### Directions
Restate the whole of the material. Keep every word, and drop the pictures.

### Raw data
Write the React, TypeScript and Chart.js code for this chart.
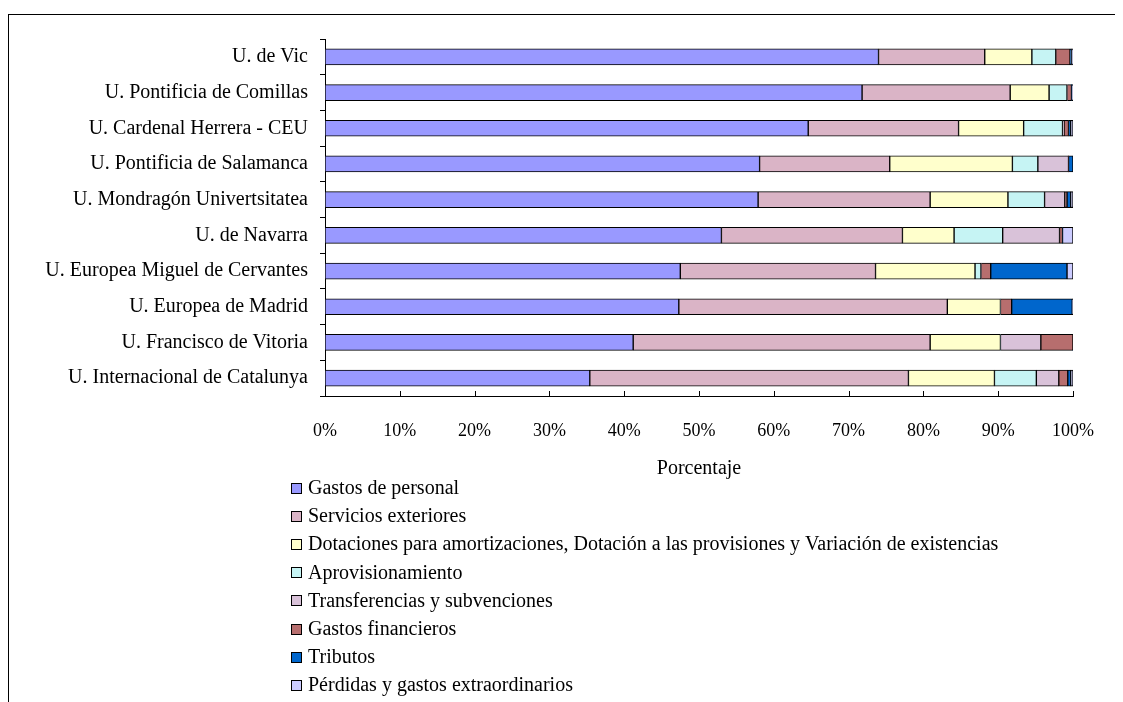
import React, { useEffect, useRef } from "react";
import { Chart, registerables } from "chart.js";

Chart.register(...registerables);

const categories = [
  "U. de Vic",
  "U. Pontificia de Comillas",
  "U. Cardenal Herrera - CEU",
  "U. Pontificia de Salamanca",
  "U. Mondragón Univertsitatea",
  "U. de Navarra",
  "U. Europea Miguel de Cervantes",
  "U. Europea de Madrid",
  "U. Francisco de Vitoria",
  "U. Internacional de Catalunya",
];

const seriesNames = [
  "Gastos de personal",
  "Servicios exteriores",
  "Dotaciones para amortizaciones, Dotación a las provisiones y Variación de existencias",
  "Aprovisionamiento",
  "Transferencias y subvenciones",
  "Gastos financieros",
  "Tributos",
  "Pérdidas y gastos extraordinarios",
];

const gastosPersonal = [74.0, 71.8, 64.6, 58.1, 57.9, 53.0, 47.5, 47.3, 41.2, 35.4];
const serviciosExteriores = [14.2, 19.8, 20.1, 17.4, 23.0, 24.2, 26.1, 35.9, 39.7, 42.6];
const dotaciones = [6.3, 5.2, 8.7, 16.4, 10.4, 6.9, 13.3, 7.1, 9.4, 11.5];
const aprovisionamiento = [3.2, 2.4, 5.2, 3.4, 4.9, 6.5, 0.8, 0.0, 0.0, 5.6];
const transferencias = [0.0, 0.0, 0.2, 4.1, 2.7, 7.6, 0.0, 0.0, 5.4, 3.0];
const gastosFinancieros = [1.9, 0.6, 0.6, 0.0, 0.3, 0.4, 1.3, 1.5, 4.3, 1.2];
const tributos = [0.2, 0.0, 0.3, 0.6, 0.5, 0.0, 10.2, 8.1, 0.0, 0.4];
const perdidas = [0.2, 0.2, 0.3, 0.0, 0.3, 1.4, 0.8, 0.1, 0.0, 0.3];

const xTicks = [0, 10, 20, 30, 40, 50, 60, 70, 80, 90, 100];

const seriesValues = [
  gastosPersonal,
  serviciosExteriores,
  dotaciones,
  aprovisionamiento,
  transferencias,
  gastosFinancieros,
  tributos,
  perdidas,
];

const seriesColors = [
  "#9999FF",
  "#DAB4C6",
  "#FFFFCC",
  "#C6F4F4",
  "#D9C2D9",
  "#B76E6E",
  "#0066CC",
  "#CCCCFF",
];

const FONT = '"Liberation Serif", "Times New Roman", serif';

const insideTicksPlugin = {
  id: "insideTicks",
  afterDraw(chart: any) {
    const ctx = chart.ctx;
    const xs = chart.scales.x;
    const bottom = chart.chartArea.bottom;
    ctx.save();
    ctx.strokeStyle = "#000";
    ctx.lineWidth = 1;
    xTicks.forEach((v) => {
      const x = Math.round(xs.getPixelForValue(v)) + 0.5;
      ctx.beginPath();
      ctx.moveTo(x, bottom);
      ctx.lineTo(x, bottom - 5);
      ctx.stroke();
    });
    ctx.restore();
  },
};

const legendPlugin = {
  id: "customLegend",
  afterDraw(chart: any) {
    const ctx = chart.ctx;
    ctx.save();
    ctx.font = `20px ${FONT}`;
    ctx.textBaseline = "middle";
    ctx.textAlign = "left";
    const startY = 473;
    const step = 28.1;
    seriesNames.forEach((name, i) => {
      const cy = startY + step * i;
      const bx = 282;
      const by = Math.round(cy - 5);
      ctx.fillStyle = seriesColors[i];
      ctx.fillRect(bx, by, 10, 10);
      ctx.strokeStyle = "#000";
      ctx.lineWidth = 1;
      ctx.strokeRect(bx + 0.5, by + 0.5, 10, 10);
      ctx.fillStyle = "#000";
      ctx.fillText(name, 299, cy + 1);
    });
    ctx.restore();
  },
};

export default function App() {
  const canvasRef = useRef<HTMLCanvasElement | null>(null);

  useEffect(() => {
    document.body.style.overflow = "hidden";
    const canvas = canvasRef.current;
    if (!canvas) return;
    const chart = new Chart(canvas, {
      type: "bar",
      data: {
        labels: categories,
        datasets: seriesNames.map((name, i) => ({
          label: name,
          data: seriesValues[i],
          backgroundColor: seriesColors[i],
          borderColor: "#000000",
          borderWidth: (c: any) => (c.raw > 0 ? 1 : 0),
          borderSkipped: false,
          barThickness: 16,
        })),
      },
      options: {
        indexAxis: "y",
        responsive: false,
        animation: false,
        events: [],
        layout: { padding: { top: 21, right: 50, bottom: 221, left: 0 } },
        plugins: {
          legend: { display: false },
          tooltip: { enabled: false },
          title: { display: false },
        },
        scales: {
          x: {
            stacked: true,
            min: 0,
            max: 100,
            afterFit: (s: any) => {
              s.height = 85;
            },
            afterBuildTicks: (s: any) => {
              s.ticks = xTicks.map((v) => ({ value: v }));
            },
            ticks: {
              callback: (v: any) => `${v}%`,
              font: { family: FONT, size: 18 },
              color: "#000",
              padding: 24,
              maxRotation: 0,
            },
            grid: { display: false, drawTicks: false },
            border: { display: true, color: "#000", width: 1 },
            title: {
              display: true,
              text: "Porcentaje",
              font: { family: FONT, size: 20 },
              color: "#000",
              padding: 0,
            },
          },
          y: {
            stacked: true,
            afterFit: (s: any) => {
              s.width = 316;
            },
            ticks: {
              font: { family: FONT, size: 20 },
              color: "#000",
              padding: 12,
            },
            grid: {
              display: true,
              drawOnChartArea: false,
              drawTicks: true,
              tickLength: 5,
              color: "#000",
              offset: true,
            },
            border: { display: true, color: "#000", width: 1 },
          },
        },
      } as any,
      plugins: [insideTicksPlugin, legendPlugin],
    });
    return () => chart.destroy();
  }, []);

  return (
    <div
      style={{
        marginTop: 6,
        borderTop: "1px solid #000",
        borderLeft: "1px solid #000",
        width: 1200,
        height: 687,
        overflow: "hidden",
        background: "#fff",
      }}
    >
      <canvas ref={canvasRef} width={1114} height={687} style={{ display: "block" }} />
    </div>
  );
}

### Correct answer
Write the React, TypeScript and Chart.js code for this chart.
import React, { useEffect, useRef } from "react";
import { Chart, registerables } from "chart.js";

Chart.register(...registerables);

const categories = [
  "U. de Vic",
  "U. Pontificia de Comillas",
  "U. Cardenal Herrera - CEU",
  "U. Pontificia de Salamanca",
  "U. Mondragón Univertsitatea",
  "U. de Navarra",
  "U. Europea Miguel de Cervantes",
  "U. Europea de Madrid",
  "U. Francisco de Vitoria",
  "U. Internacional de Catalunya",
];

const seriesNames = [
  "Gastos de personal",
  "Servicios exteriores",
  "Dotaciones para amortizaciones, Dotación a las provisiones y Variación de existencias",
  "Aprovisionamiento",
  "Transferencias y subvenciones",
  "Gastos financieros",
  "Tributos",
  "Pérdidas y gastos extraordinarios",
];

const gastosPersonal = [74.0, 71.8, 64.6, 58.1, 57.9, 53.0, 47.5, 47.3, 41.2, 35.4];
const serviciosExteriores = [14.2, 19.8, 20.1, 17.4, 23.0, 24.2, 26.1, 35.9, 39.7, 42.6];
const dotaciones = [6.3, 5.2, 8.7, 16.4, 10.4, 6.9, 13.3, 7.1, 9.4, 11.5];
const aprovisionamiento = [3.2, 2.4, 5.2, 3.4, 4.9, 6.5, 0.8, 0.0, 0.0, 5.6];
const transferencias = [0.0, 0.0, 0.2, 4.1, 2.7, 7.6, 0.0, 0.0, 5.4, 3.0];
const gastosFinancieros = [1.9, 0.6, 0.6, 0.0, 0.3, 0.4, 1.3, 1.5, 4.3, 1.2];
const tributos = [0.2, 0.0, 0.3, 0.6, 0.5, 0.0, 10.2, 8.1, 0.0, 0.4];
const perdidas = [0.2, 0.2, 0.3, 0.0, 0.3, 1.4, 0.8, 0.1, 0.0, 0.3];

const xTicks = [0, 10, 20, 30, 40, 50, 60, 70, 80, 90, 100];

const seriesValues = [
  gastosPersonal,
  serviciosExteriores,
  dotaciones,
  aprovisionamiento,
  transferencias,
  gastosFinancieros,
  tributos,
  perdidas,
];

const seriesColors = [
  "#9999FF",
  "#DAB4C6",
  "#FFFFCC",
  "#C6F4F4",
  "#D9C2D9",
  "#B76E6E",
  "#0066CC",
  "#CCCCFF",
];

const FONT = '"Liberation Serif", "Times New Roman", serif';

const insideTicksPlugin = {
  id: "insideTicks",
  afterDraw(chart: any) {
    const ctx = chart.ctx;
    const xs = chart.scales.x;
    const bottom = chart.chartArea.bottom;
    ctx.save();
    ctx.strokeStyle = "#000";
    ctx.lineWidth = 1;
    xTicks.forEach((v) => {
      const x = Math.round(xs.getPixelForValue(v)) + 0.5;
      ctx.beginPath();
      ctx.moveTo(x, bottom);
      ctx.lineTo(x, bottom - 5);
      ctx.stroke();
    });
    ctx.restore();
  },
};

const legendPlugin = {
  id: "customLegend",
  afterDraw(chart: any) {
    const ctx = chart.ctx;
    ctx.save();
    ctx.font = `20px ${FONT}`;
    ctx.textBaseline = "middle";
    ctx.textAlign = "left";
    const startY = 473;
    const step = 28.1;
    seriesNames.forEach((name, i) => {
      const cy = startY + step * i;
      const bx = 282;
      const by = Math.round(cy - 5);
      ctx.fillStyle = seriesColors[i];
      ctx.fillRect(bx, by, 10, 10);
      ctx.strokeStyle = "#000";
      ctx.lineWidth = 1;
      ctx.strokeRect(bx + 0.5, by + 0.5, 10, 10);
      ctx.fillStyle = "#000";
      ctx.fillText(name, 299, cy + 1);
    });
    ctx.restore();
  },
};

export default function App() {
  const canvasRef = useRef<HTMLCanvasElement | null>(null);

  useEffect(() => {
    document.body.style.overflow = "hidden";
    const canvas = canvasRef.current;
    if (!canvas) return;
    const chart = new Chart(canvas, {
      type: "bar",
      data: {
        labels: categories,
        datasets: seriesNames.map((name, i) => ({
          label: name,
          data: seriesValues[i],
          backgroundColor: seriesColors[i],
          borderColor: "#000000",
          borderWidth: (c: any) => (c.raw > 0 ? 1 : 0),
          borderSkipped: false,
          barThickness: 16,
        })),
      },
      options: {
        indexAxis: "y",
        responsive: false,
        animation: false,
        events: [],
        layout: { padding: { top: 21, right: 50, bottom: 221, left: 0 } },
        plugins: {
          legend: { display: false },
          tooltip: { enabled: false },
          title: { display: false },
        },
        scales: {
          x: {
            stacked: true,
            min: 0,
            max: 100,
            afterFit: (s: any) => {
              s.height = 85;
            },
            afterBuildTicks: (s: any) => {
              s.ticks = xTicks.map((v) => ({ value: v }));
            },
            ticks: {
              callback: (v: any) => `${v}%`,
              font: { family: FONT, size: 18 },
              color: "#000",
              padding: 24,
              maxRotation: 0,
            },
            grid: { display: false, drawTicks: false },
            border: { display: true, color: "#000", width: 1 },
            title: {
              display: true,
              text: "Porcentaje",
              font: { family: FONT, size: 20 },
              color: "#000",
              padding: 0,
            },
          },
          y: {
            stacked: true,
            afterFit: (s: any) => {
              s.width = 316;
            },
            ticks: {
              font: { family: FONT, size: 20 },
              color: "#000",
              padding: 12,
            },
            grid: {
              display: true,
              drawOnChartArea: false,
              drawTicks: true,
              tickLength: 5,
              color: "#000",
              offset: true,
            },
            border: { display: true, color: "#000", width: 1 },
          },
        },
      } as any,
      plugins: [insideTicksPlugin, legendPlugin],
    });
    return () => chart.destroy();
  }, []);

  return (
    <div
      style={{
        marginTop: 6,
        borderTop: "1px solid #000",
        borderLeft: "1px solid #000",
        width: 1200,
        height: 687,
        overflow: "hidden",
        background: "#fff",
      }}
    >
      <canvas ref={canvasRef} width={1114} height={687} style={{ display: "block" }} />
    </div>
  );
}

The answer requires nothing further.